There is emerging evidence that polymorphisms in the gene encoding for apoE impact on the LDL-cholesterol (LDL-C) response to dietary fat intake. It has been reported that carriers of the apoE4 allele have higher plasma LDL-C concentrations after ingestion of saturated fat (SFA)(1) and docosahexanaeoic acid (DHA) (>2g/d)(2) compared with the apoE3 wild-type. The aim of the SATgen study was to investigate the impact of a combination of SFA and DHA intake on plasma lipids according to apoE genotype.

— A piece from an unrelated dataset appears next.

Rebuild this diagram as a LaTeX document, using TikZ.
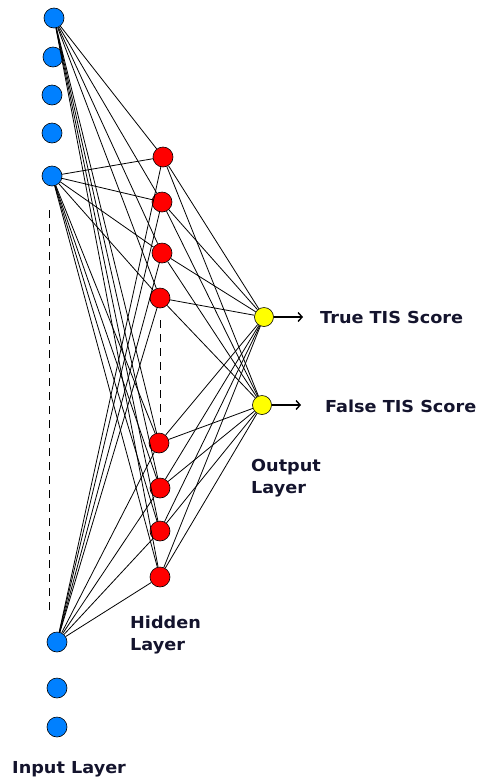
\documentclass[tikz,border=0pt]{standalone}
\usepackage{fontspec}
\setmainfont{DejaVu Sans}[FakeStretch=1.07]
\usetikzlibrary{arrows.meta}
\definecolor{inblue}{RGB}{0,128,255}
\definecolor{hidred}{RGB}{255,0,0}
\definecolor{outyel}{RGB}{255,255,0}
\definecolor{labtxt}{RGB}{20,20,45}
\tikzset{
  inneuron/.style={circle,draw=black,line width=0.6pt,fill=inblue,minimum size=20pt,inner sep=0pt},
  hidneuron/.style={circle,draw=black,line width=0.6pt,fill=hidred,minimum size=20pt,inner sep=0pt},
  outneuron/.style={circle,draw=black,line width=0.6pt,fill=outyel,minimum size=19pt,inner sep=0pt},
  conn/.style={draw=black,line width=0.8pt},
  gap/.style={draw=black,line width=0.8pt,dash pattern=on 8pt off 6pt},
  outarrow/.style={draw=black,line width=2.2pt,-{Straight Barb[length=4pt,width=9pt,line width=1.4pt]}},
  lab/.style={font=\fontsize{16.5}{21.5}\selectfont\bfseries,text=labtxt,inner sep=0pt,align=left},
}
\begin{document}
\begin{tikzpicture}[x=1pt,y=-1pt]
\useasboundingbox (0,0) rectangle (477,780);
\fill[white] (0,0) rectangle (477,780);
% input layer
\node[inneuron] (i1) at (54,18) {};
\node[inneuron] (i2) at (53,57) {};
\node[inneuron] (i3) at (52,95) {};
\node[inneuron] (i4) at (52,133) {};
\node[inneuron] (i5) at (52,176) {};
\node[inneuron] (i6) at (57,642) {};
\node[inneuron] (i7) at (57,688) {};
\node[inneuron] (i8) at (57,727) {};
% hidden layer
\node[hidneuron] (h1) at (163,157) {};
\node[hidneuron] (h2) at (162,202) {};
\node[hidneuron] (h3) at (162,253) {};
\node[hidneuron] (h4) at (160,298) {};
\node[hidneuron] (h5) at (159,443) {};
\node[hidneuron] (h6) at (160,488) {};
\node[hidneuron] (h7) at (160,531) {};
\node[hidneuron] (h8) at (160,577) {};
% output layer
\node[outneuron] (o1) at (264,317) {};
\node[outneuron] (o2) at (262,405) {};
% gaps
\coordinate (d1a) at (49,210);
\coordinate (d1b) at (49,610);
\draw[gap] (d1a) -- (d1b);
\coordinate (d2a) at (160,320);
\coordinate (d2b) at (160,425);
\draw[gap] (d2a) -- (d2b);
% connections input -> hidden
\foreach \i in {i1,i5,i6} {
  \foreach \h in {h1,h2,h3,h4,h5,h6,h7,h8} {
    \draw[conn] (\i) -- (\h);
  }
}
% connections hidden -> output
\foreach \h in {h1,h2,h3,h4,h5,h6,h7,h8} {
  \draw[conn] (\h) -- (o1);
  \draw[conn] (\h) -- (o2);
}
% output arrows
\coordinate (a1) at (303,317);
\coordinate (a2) at (301,405);
\draw[outarrow] (o1) -- (a1);
\draw[outarrow] (o2) -- (a2);
% labels
\node[lab,anchor=base west] (t1) at (320,323) {True TIS Score};
\node[lab,anchor=base west] (t2) at (325,412) {False TIS Score};
\node[lab,anchor=base west] (lo) at (251,493) {Output\\Layer};
\node[lab,anchor=base west] (lh) at (130,650) {Hidden\\Layer};
\node[lab,anchor=base west] (li) at (12,773) {Input Layer};
\end{tikzpicture}
\end{document}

Eighty-eight subjects were prospectively recruited according to apoE genotype (n 44 E3/E3 and n 44 E3/E4) who were matched for age, gender and BMI. A flexible dietary exchange strategy, based on models previously developed by our group(3, 4) was employed to implement three iso-caloric diets with different fatty acid profiles sequentially: Participants consumed a low fat (LF) diet (28%E fat, 8%E SFA, 55%E carbohydrate (CHO)); High SFA (HSF) diet (38%E fat, 18%E SFA, 45%E CHO) and HSF-DHA diet (HSF diet+3g/d DHA) each for an 8-week period. Commercially available spreads (LF spread (LF), butter (HSF)), oils and snacks (cereal bars, pretzels and rice cakes (LF) and chocolate bars, crisps and cakes (HSF)) were supplied to subjects to be consumed in exchange for habitual foods in order to replace the exchangeable fat in their diet. Subjects were also advised to adjust the quantity of carbohydrate and dairy products accordingly. Four 3-d weighed diet diaries were completed by the subjects (one at baseline and one during each of the dietary periods) and analysed using Dietplan 6.60 (Forestfield Software, UK).
SATgen dietary compositional targets were broadly met (see table). Total dietary fat (42.8%E and 41.0%E respectively v. 25.1%E) and SFA (19.3%E and 18.6%E, respectively v. 8.3%E) intakes were higher during the HSF compared with the LF diet (P=0.000). In addition, the DHA intake was significantly higher in the HSA-DHA diet group (P=0.000) relative to the two earlier dietary periods. Therefore the SATgen food exchange model was effective at implementation of the three experimental diets, which were well tolerated by the subjects.
The SATgen study was funded by Wellcome Trust Fund (WT085045MA).